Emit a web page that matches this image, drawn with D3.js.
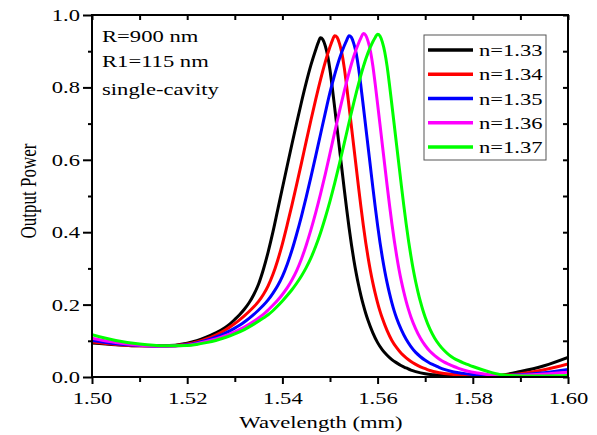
<!DOCTYPE html>
<html>
<head>
<meta charset="utf-8">
<script src="https://cdn.jsdelivr.net/npm/d3@7"></script>
<style>
    body { margin: 0; background: #fff; }
    text { font-family: "Liberation Serif", "Times New Roman", serif; fill: #000; }
</style>
</head>
<body>
<div id="chart"></div>
<script>

// [wavelength, output power] pairs
const n133 = [[1.500,0.094],[1.505,0.089],[1.510,0.086],[1.515,0.086],[1.520,0.093],[1.522,0.100],[1.524,0.110],
    [1.526,0.122],[1.528,0.137],[1.529,0.147],[1.530,0.159],[1.531,0.172],[1.532,0.187],[1.533,0.205],[1.534,0.228],
    [1.535,0.257],[1.536,0.297],[1.537,0.345],[1.538,0.400],[1.539,0.461],[1.540,0.522],[1.541,0.583],[1.542,0.643],
    [1.543,0.702],[1.544,0.759],[1.545,0.813],[1.546,0.862],[1.547,0.904],[1.5475,0.923],[1.548,0.937],
    [1.5485,0.932],[1.549,0.915],[1.5495,0.888],[1.550,0.848],[1.5505,0.797],[1.551,0.742],[1.5515,0.686],
    [1.552,0.630],[1.5525,0.574],[1.553,0.518],[1.5535,0.464],[1.554,0.413],[1.5545,0.366],[1.555,0.324],
    [1.5555,0.287],[1.556,0.254],[1.5565,0.225],[1.557,0.199],[1.5575,0.176],[1.558,0.156],[1.559,0.122],
    [1.560,0.095],[1.561,0.075],[1.562,0.060],[1.563,0.048],[1.564,0.039],[1.565,0.031],[1.566,0.025],
    [1.567,0.019],[1.568,0.015],[1.570,0.009],[1.572,0.006],[1.575,0.003],[1.580,0.002],[1.585,0.004],
    [1.590,0.015],[1.595,0.031],[1.600,0.054]];

const n134 = [[1.500,0.097],[1.505,0.090],[1.510,0.086],[1.515,0.085],[1.520,0.091],[1.522,0.097],[1.524,0.105],
    [1.526,0.116],[1.528,0.130],[1.530,0.148],[1.531,0.158],[1.532,0.169],[1.533,0.181],[1.534,0.194],[1.535,0.209],
    [1.536,0.228],[1.537,0.252],[1.538,0.283],[1.539,0.322],[1.540,0.368],[1.541,0.420],[1.542,0.475],[1.543,0.532],
    [1.544,0.591],[1.545,0.651],[1.546,0.710],[1.547,0.767],[1.548,0.821],[1.549,0.870],[1.550,0.912],
    [1.5505,0.930],[1.551,0.943],[1.5515,0.938],[1.552,0.921],[1.5525,0.894],[1.553,0.854],[1.5535,0.803],
    [1.554,0.748],[1.5545,0.692],[1.555,0.636],[1.5555,0.580],[1.556,0.524],[1.5565,0.470],[1.557,0.419],
    [1.5575,0.372],[1.558,0.330],[1.5585,0.293],[1.559,0.260],[1.5595,0.231],[1.560,0.205],[1.5605,0.182],
    [1.561,0.162],[1.562,0.128],[1.563,0.101],[1.564,0.081],[1.565,0.065],[1.566,0.053],[1.567,0.043],
    [1.568,0.035],[1.569,0.028],[1.570,0.023],[1.571,0.018],[1.573,0.012],[1.575,0.008],[1.580,0.004],
    [1.585,0.004],[1.590,0.009],[1.595,0.020],[1.600,0.036]];

const n135 = [[1.500,0.101],[1.505,0.092],[1.510,0.087],[1.515,0.085],[1.520,0.089],[1.522,0.094],[1.524,0.101],
    [1.526,0.110],[1.528,0.121],[1.530,0.135],[1.531,0.143],[1.532,0.152],[1.533,0.162],[1.534,0.173],[1.535,0.185],
    [1.536,0.198],[1.537,0.213],[1.538,0.231],[1.539,0.252],[1.540,0.278],[1.541,0.311],[1.542,0.350],[1.543,0.395],
    [1.544,0.444],[1.545,0.497],[1.546,0.553],[1.547,0.611],[1.548,0.670],[1.549,0.729],[1.550,0.786],
    [1.551,0.836],[1.552,0.880],[1.553,0.915],[1.5535,0.930],[1.554,0.943],[1.5545,0.938],[1.555,0.921],
    [1.5555,0.894],[1.556,0.854],[1.5565,0.803],[1.557,0.748],[1.5575,0.692],[1.558,0.636],[1.5585,0.580],
    [1.559,0.524],[1.5595,0.470],[1.560,0.419],[1.5605,0.372],[1.561,0.330],[1.5615,0.293],[1.562,0.260],
    [1.5625,0.231],[1.563,0.205],[1.5635,0.182],[1.564,0.162],[1.565,0.130],[1.566,0.104],[1.567,0.084],
    [1.568,0.068],[1.569,0.056],[1.570,0.046],[1.571,0.038],[1.572,0.032],[1.573,0.026],[1.574,0.021],
    [1.576,0.014],[1.578,0.010],[1.580,0.007],[1.583,0.005],[1.586,0.004],[1.590,0.006],[1.595,0.012],
    [1.600,0.021]];

const n136 = [[1.500,0.107],[1.505,0.095],[1.510,0.088],[1.515,0.085],[1.520,0.088],[1.522,0.092],[1.524,0.098],
    [1.526,0.105],[1.528,0.114],[1.530,0.125],[1.532,0.138],[1.534,0.154],[1.535,0.163],[1.536,0.173],[1.537,0.185],
    [1.538,0.198],[1.539,0.212],[1.540,0.228],[1.541,0.246],[1.542,0.268],[1.543,0.294],[1.544,0.326],[1.545,0.364],
    [1.546,0.407],[1.547,0.454],[1.548,0.505],[1.549,0.560],[1.550,0.618],[1.551,0.677],[1.552,0.735],
    [1.553,0.790],[1.554,0.841],[1.555,0.886],[1.556,0.922],[1.5565,0.937],[1.557,0.949],[1.5575,0.944],
    [1.558,0.927],[1.5585,0.900],[1.559,0.860],[1.5595,0.809],[1.560,0.754],[1.5605,0.698],[1.561,0.641],
    [1.5615,0.585],[1.562,0.529],[1.5625,0.475],[1.563,0.424],[1.5635,0.377],[1.564,0.335],[1.5645,0.297],
    [1.565,0.264],[1.5655,0.235],[1.566,0.209],[1.5665,0.186],[1.567,0.166],[1.568,0.133],[1.569,0.107],
    [1.570,0.087],[1.571,0.071],[1.572,0.059],[1.573,0.049],[1.574,0.041],[1.575,0.035],[1.576,0.029],
    [1.577,0.024],[1.579,0.016],[1.581,0.011],[1.583,0.007],[1.5855,0.004],[1.590,0.005],[1.595,0.008],
    [1.600,0.013]];

const n137 = [[1.500,0.117],[1.505,0.101],[1.510,0.091],[1.515,0.086],[1.520,0.087],[1.522,0.090],[1.524,0.095],
    [1.526,0.101],[1.528,0.109],[1.530,0.119],[1.532,0.131],[1.534,0.146],[1.536,0.163],[1.537,0.172],[1.538,0.183],
    [1.539,0.196],[1.540,0.210],[1.541,0.225],[1.542,0.241],[1.543,0.259],[1.544,0.279],[1.545,0.302],[1.546,0.329],
    [1.547,0.361],[1.548,0.398],[1.549,0.440],[1.550,0.486],[1.551,0.536],[1.552,0.590],[1.553,0.646],
    [1.554,0.703],[1.555,0.758],[1.556,0.810],[1.557,0.857],[1.558,0.896],[1.559,0.926],[1.5595,0.938],
    [1.560,0.947],[1.5605,0.942],[1.561,0.925],[1.5615,0.898],[1.562,0.858],[1.5625,0.807],[1.563,0.752],
    [1.5635,0.696],[1.564,0.640],[1.5645,0.584],[1.565,0.528],[1.5655,0.474],[1.566,0.423],[1.5665,0.376],
    [1.567,0.334],[1.5675,0.296],[1.568,0.263],[1.5685,0.234],[1.569,0.208],[1.5695,0.185],[1.570,0.165],
    [1.571,0.132],[1.572,0.107],[1.573,0.088],[1.574,0.073],[1.575,0.061],[1.576,0.052],[1.577,0.045],
    [1.578,0.039],[1.579,0.034],[1.580,0.029],[1.582,0.020],[1.584,0.012],[1.586,0.006],[1.588,0.004],
    [1.590,0.003],[1.595,0.003],[1.600,0.004]];

const seriesNames = ["n=1.33", "n=1.34", "n=1.35", "n=1.36", "n=1.37"];
const seriesColors = ["#000000", "#ff0000", "#0000ff", "#ff00ff", "#00ff00"];
const allSeries = [n133, n134, n135, n136, n137];

const xTicks = [1.50, 1.52, 1.54, 1.56, 1.58, 1.60];
const xMinor = [1.51, 1.53, 1.55, 1.57, 1.59];
const yTicks = [0.0, 0.2, 0.4, 0.6, 0.8, 1.0];
const yMinor = [0.1, 0.3, 0.5, 0.7, 0.9];
const notes = ["R=900 nm", "R1=115 nm", "single-cavity"];

// the source figure looks stretched sideways, so text gets the same squash
const SX = 1.33;
const fontSize = 17;

const chartW = 597, chartH = 435;
const plotL = 92, plotR = 568, plotT = 15, plotB = 377;

const svg = d3.select("#chart")
    .append("svg")
    .attr("width", chartW)
    .attr("height", chartH);

const x = d3.scaleLinear().domain([1.5, 1.6]).range([plotL, plotR]);
const y = d3.scaleLinear().domain([0, 1]).range([plotB, plotT]);

svg.append("clipPath")
    .attr("id", "plot-clip")
    .append("rect")
    .attr("x", plotL)
    .attr("y", plotT)
    .attr("width", plotR - plotL)
    .attr("height", plotB - plotT);

/* curves */
const line = d3.line()
    .x(function (d) { return x(d[0]); })
    .y(function (d) { return y(d[1]); })
    .curve(d3.curveMonotoneX);

svg.append("g")
    .attr("clip-path", "url(#plot-clip)")
    .selectAll("path")
    .data(allSeries)
    .enter()
    .append("path")
    .attr("d", line)
    .attr("fill", "none")
    .attr("stroke", function (d, i) { return seriesColors[i]; })
    .attr("stroke-width", 3)
    .attr("stroke-linejoin", "round");

/* axes */
function styleAxis(g) {
    g.select(".domain").remove();
    g.selectAll("line").attr("stroke", "#000").attr("stroke-width", 2);
}

svg.append("g")
    .attr("transform", "translate(0," + plotB + ")")
    .call(d3.axisBottom(x).tickValues(xTicks).tickSize(7).tickFormat(d3.format(".2f")))
    .call(styleAxis)
    .call(function (g) {
        g.selectAll("text")
            .attr("y", 27)
            .attr("dy", 0)
            .attr("transform", "scale(" + SX + ",1)")
            .style("font-size", fontSize + "px")
            .style("font-family", "Liberation Serif");
    });

svg.append("g")
    .attr("transform", "translate(0," + plotB + ")")
    .call(d3.axisBottom(x).tickValues(xMinor).tickSize(5).tickFormat(""))
    .call(styleAxis);

svg.append("g")
    .attr("transform", "translate(" + plotL + ",0)")
    .call(d3.axisLeft(y).tickValues(yTicks).tickSize(9).tickFormat(d3.format(".1f")))
    .call(styleAxis)
    .call(function (g) {
        g.selectAll("text")
            .attr("x", -12 / SX)
            .attr("transform", "scale(" + SX + ",1)")
            .style("font-size", fontSize + "px")
            .style("font-family", "Liberation Serif");
    });

svg.append("g")
    .attr("transform", "translate(" + plotL + ",0)")
    .call(d3.axisLeft(y).tickValues(yMinor).tickSize(4).tickFormat(""))
    .call(styleAxis);

// top and right: short inward ticks, no labels
svg.append("g")
    .attr("transform", "translate(0," + plotT + ")")
    .call(d3.axisBottom(x).tickValues(xTicks.concat(xMinor)).tickSize(5).tickFormat(""))
    .call(styleAxis);

svg.append("g")
    .attr("transform", "translate(" + plotR + ",0)")
    .call(d3.axisLeft(y).tickValues(yTicks.concat(yMinor)).tickSize(5).tickFormat(""))
    .call(styleAxis);

// frame
svg.append("rect")
    .attr("x", plotL)
    .attr("y", plotT)
    .attr("width", plotR - plotL)
    .attr("height", plotB - plotT)
    .attr("fill", "none")
    .attr("stroke", "#000")
    .attr("stroke-width", 2);

/* titles */
svg.append("text")
    .attr("transform", "translate(321,428) scale(" + SX + ",1)")
    .attr("text-anchor", "middle")
    .style("font-size", fontSize + "px")
    .text("Wavelength (mm)");

svg.append("text")
    .attr("transform", "translate(36,191) scale(" + SX + ",1) rotate(-90)")
    .attr("text-anchor", "middle")
    .style("font-size", fontSize + "px")
    .text("Output Power");

/* notes in the corner */
svg.selectAll(".note")
    .data(notes)
    .enter()
    .append("text")
    .attr("class", "note")
    .attr("transform", function (d, i) {
        return "translate(102," + [42, 67, 95][i] + ") scale(" + SX + ",1)";
    })
    .style("font-size", fontSize + "px")
    .text(function (d) { return d; });

/* legend */
const legend = svg.append("g");

legend.append("rect")
    .attr("x", 424)
    .attr("y", 35)
    .attr("width", 122)
    .attr("height", 125)
    .attr("fill", "#fff")
    .attr("stroke", "#555")
    .attr("stroke-width", 1);

const rows = legend.selectAll(".row")
    .data(seriesNames)
    .enter()
    .append("g")
    .attr("class", "row")
    .attr("transform", function (d, i) { return "translate(0," + (50 + i * 24.25) + ")"; });

rows.append("line")
    .attr("x1", 428)
    .attr("x2", 473)
    .attr("stroke", function (d, i) { return seriesColors[i]; })
    .attr("stroke-width", 3.5);

rows.append("text")
    .attr("transform", "translate(479,6) scale(" + SX + ",1)")
    .style("font-size", fontSize + "px")
    .text(function (d) { return d; });

</script>
</body>
</html>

•••

From the opening line of the listing above through the line bearing "[1.590,0.015],[1.595,0.031],[1.600,0.054]];", repeat each line exactly. Drop every picture.

Emit a web page that matches this image, drawn with D3.js.
<!DOCTYPE html>
<html>
<head>
<meta charset="utf-8">
<script src="https://cdn.jsdelivr.net/npm/d3@7"></script>
<style>
    body { margin: 0; background: #fff; }
    text { font-family: "Liberation Serif", "Times New Roman", serif; fill: #000; }
</style>
</head>
<body>
<div id="chart"></div>
<script>

// [wavelength, output power] pairs
const n133 = [[1.500,0.094],[1.505,0.089],[1.510,0.086],[1.515,0.086],[1.520,0.093],[1.522,0.100],[1.524,0.110],
    [1.526,0.122],[1.528,0.137],[1.529,0.147],[1.530,0.159],[1.531,0.172],[1.532,0.187],[1.533,0.205],[1.534,0.228],
    [1.535,0.257],[1.536,0.297],[1.537,0.345],[1.538,0.400],[1.539,0.461],[1.540,0.522],[1.541,0.583],[1.542,0.643],
    [1.543,0.702],[1.544,0.759],[1.545,0.813],[1.546,0.862],[1.547,0.904],[1.5475,0.923],[1.548,0.937],
    [1.5485,0.932],[1.549,0.915],[1.5495,0.888],[1.550,0.848],[1.5505,0.797],[1.551,0.742],[1.5515,0.686],
    [1.552,0.630],[1.5525,0.574],[1.553,0.518],[1.5535,0.464],[1.554,0.413],[1.5545,0.366],[1.555,0.324],
    [1.5555,0.287],[1.556,0.254],[1.5565,0.225],[1.557,0.199],[1.5575,0.176],[1.558,0.156],[1.559,0.122],
    [1.560,0.095],[1.561,0.075],[1.562,0.060],[1.563,0.048],[1.564,0.039],[1.565,0.031],[1.566,0.025],
    [1.567,0.019],[1.568,0.015],[1.570,0.009],[1.572,0.006],[1.575,0.003],[1.580,0.002],[1.585,0.004],
    [1.590,0.015],[1.595,0.031],[1.600,0.054]];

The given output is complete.